Dorine scolds Mariane for her inability to stand up to Orgon. Mariane responds that a daughter must obey her father, but Dorine urges her to remember her love for Valère. When Mariane responds angrily, reminding Dorine of how many times she has told her servant of her adoration for her betrothed, Dorine counters that professions of love are not the same thing as love itself.
Mariane, the dutiful daughter, is torn between her loyalty to her father and her love for her betrothed. Dorine, meanwhile, has no patience for Mariane’s docility. The issue of appearances, too, comes up here, too in relation to love as Dorine reminds Mariane her professions of love might not be sincere if she won’t follow through on them.
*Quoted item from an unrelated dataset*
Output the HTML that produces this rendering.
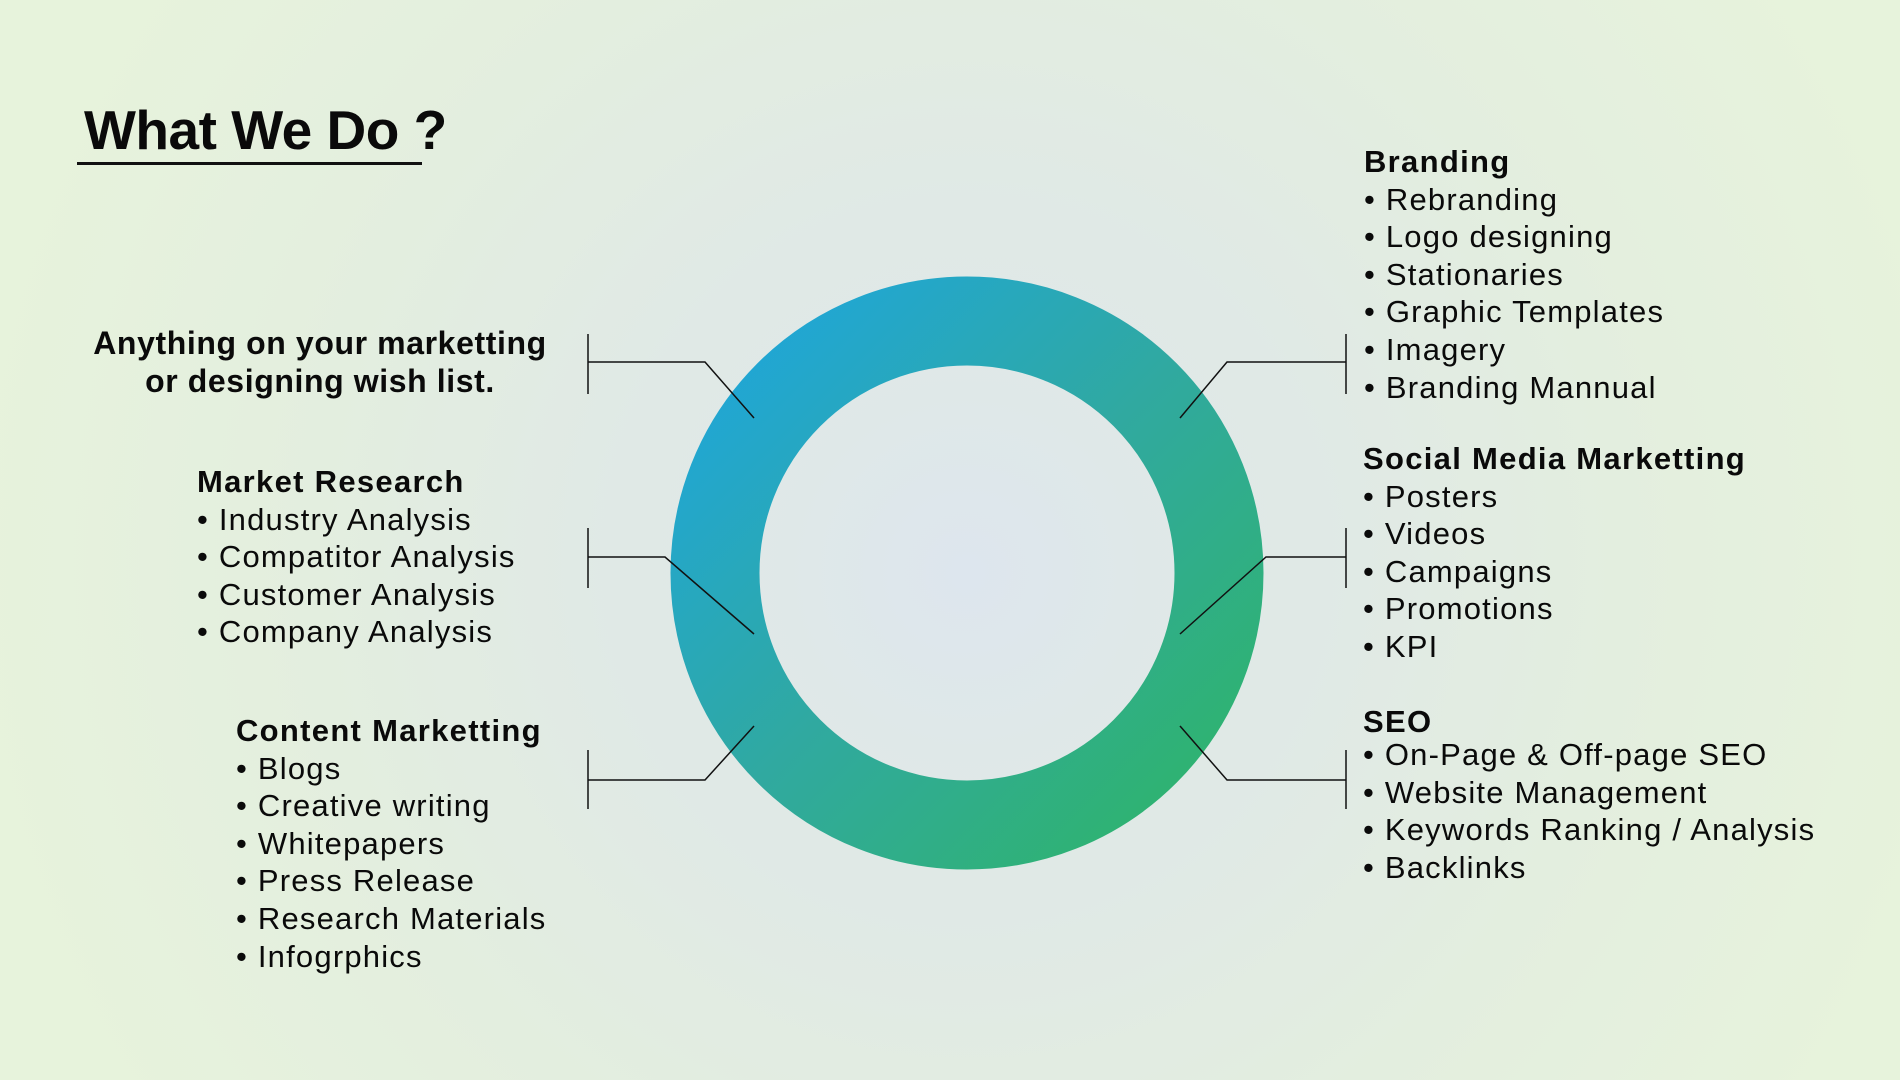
<!DOCTYPE html>
<html><head><meta charset="utf-8"><style>
html,body{margin:0;padding:0}
body{width:1900px;height:1080px;position:relative;overflow:hidden;
background:radial-gradient(circle at 967px 560px,#dde7ea 0px,#e0e9e6 350px,#e3eedf 650px,#e7f3dc 1000px);
font-family:"Liberation Sans",sans-serif;color:#0a0a0a}
.t{position:absolute;left:84px;top:98px;font-size:55px;font-weight:bold;letter-spacing:-0.5px}
.u{position:absolute;left:77px;top:162px;width:345px;height:3px;background:#111}
.a{position:absolute;left:40px;width:560px;text-align:center;top:324px;font-size:32px;font-weight:bold;line-height:38px;letter-spacing:0.6px}
.b{position:absolute;font-size:31px;line-height:37.6px;white-space:nowrap;letter-spacing:1.2px}
.b b{font-size:31px;letter-spacing:1.3px}
svg{position:absolute;left:0;top:0}
</style></head><body>
<svg width="1900" height="1080">
<defs><linearGradient id="g" x1="0" y1="0" x2="1" y2="1">
<stop offset="0" stop-color="#1ea6dc"/><stop offset="0.5" stop-color="#30a9a0"/><stop offset="1" stop-color="#2fb46a"/></linearGradient>
<radialGradient id="c"><stop offset="0" stop-color="#dde6ee"/><stop offset="1" stop-color="#e0e9e6"/></radialGradient></defs>
<circle cx="967" cy="573" r="252" fill="url(#c)" stroke="url(#g)" stroke-width="89"/>
<g stroke="#111" stroke-width="1.5" fill="none">
<path d="M588 334V394M588 362H705L754 418"/>
<path d="M588 528V588M588 557H665L754 634"/>
<path d="M588 750V809M588 780H705L754 726"/>
<path d="M1346 334V394M1346 362H1227L1180 418"/>
<path d="M1346 528V588M1346 557H1266L1180 634"/>
<path d="M1346 750V809M1346 780H1227L1180 726"/>
</g></svg>
<div class="t">What We Do ?</div><div class="u"></div>
<div class="a">Anything on your marketting<br>or designing wish list.</div>
<div class="b" style="left:197px;top:463px"><b>Market Research</b><br>• Industry Analysis<br>• Compatitor Analysis<br>• Customer Analysis<br>• Company Analysis</div>
<div class="b" style="left:236px;top:712px"><b>Content Marketting</b><br>• Blogs<br>• Creative writing<br>• Whitepapers<br>• Press Release<br>• Research Materials<br>• Infogrphics</div>
<div class="b" style="left:1364px;top:143px"><b>Branding</b><br>• Rebranding<br>• Logo designing<br>• Stationaries<br>• Graphic Templates<br>• Imagery<br>• Branding Mannual</div>
<div class="b" style="left:1363px;top:440px"><b>Social Media Marketting</b><br>• Posters<br>• Videos<br>• Campaigns<br>• Promotions<br>• KPI</div>
<div class="b" style="left:1363px;top:703px"><b>SEO</b></div>
<div class="b" style="left:1363px;top:736px">• On-Page &amp; Off-page SEO<br>• Website Management<br>• Keywords Ranking / Analysis<br>• Backlinks</div>
</body></html>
As Dorine continues to question her, Mariane claims that she will kill herself if she must marry Tartuffe. The servant girl responds sarcastically, telling Mariane that she is self-pitying and timid. Mariane says that she cannot stand up to her father, and that Valère must do so instead. Dorine claims that Orgon is too obsessed with Tartuffe to listen to reason, and warns Mariane of how miserable she will be while married to the vulgar, low-class Tartuffe.
Despite her hatred for Tartuffe, Mariane cannot even consider defying her father. Dorine refuses to let Mariane wallow in emotional self-pity, however, instead emphasizing to Mariane the dark future that she will face if married to Tartuffe and reminding the girl of her father’s utter infatuation with the deceitful hypocrite.
Mariane begs Dorine to help her avoid marriage to Tartuffe, but the servant refuses. When Mariane in turn claims that her despair will help end her life, Dorine tells her mistress that she will, indeed, aid her.
The rational Dorine playfully manipulates the emotional Mariane by at first refusing to help her, proving the power of reason over passion.